Set aside the loss of U.S. prestige or America's credibility in dealing with other rogue nations acquiring nuclear weapons. Iraq itself would likely split apart.

Shiites in the south would resist a return of repression by Saddam's Sunnis and set up a nation under the protection of Iran. Kurds in the north, fearing the return of Saddamism, would break away into an independent Kurdistan; that would induce Turkey, worried about separatism among its own Kurds, to seize the Iraqi oil fields of Kirkuk.

One result could well be a re-Saddamed Sunni triangle. Baghdad would then become the arsenal of terrorism, importer and exporter of nukes, bioweapons and missiles.

There is no way we can let that happen. Either we stay in Baghdad until Iraq becomes a unified democratic beacon of freedom to the Arab world - or we pull out too soon, thereby allowing terrorism to establish its main world sanctuary and its agents to come and get us.

Our dovish left will say, with Oliver Hardy, "a fine mess you've got us into" - as if we created Saddam's threat or made our CIA dance to some oily imperialist tune or would have been better off with our head in the sand.

Most Americans, I think, will move past these unending recriminations, reject defeatism and support leaders determined to win the final Iraq war.

To catch Saddam or otherwise break up the terror network, we need Iraqi informers to tip us to the plans of the attackers.
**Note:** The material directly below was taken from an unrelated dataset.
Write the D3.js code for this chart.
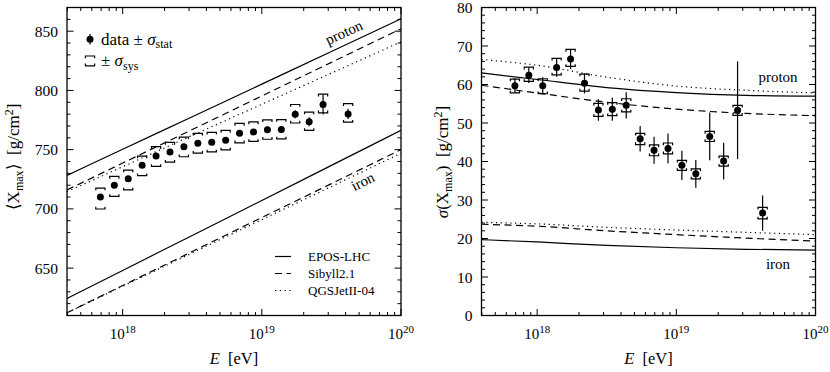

We should blanket the Sunni triangle with a powerful media message: A return of Baathism would mean bloody war with the rest of Iraq that the coalition would make certain Saddam's followers lost.

Most television sets in the triangle depend for reception on the old rabbit ears, not satellite dishes; the Iraqi Media Network we set up is now operational but runs mainly old movies and canned messages from our Paul Bremer with an Arabic translation.

I'm told by programmers in the contractor handling IMN, Science Applications International, that attention-getting Arabic programs produced in the gulf states will begin this month, which should attract many new viewers.

But why not supplement Bremer on the air with our secret weapon? John Abizaid, our commanding general, speaks fluent Arabic. He should be on radio and television regularly - the live voice and face of liberation - answering questions from Iraqi reporters in their native language.

If Donald Rumsfeld can deliver the message of resolve on TV here, why not Abizaid there?

We will help Iraqis win the final war against Baathist terror. Failure is not an option.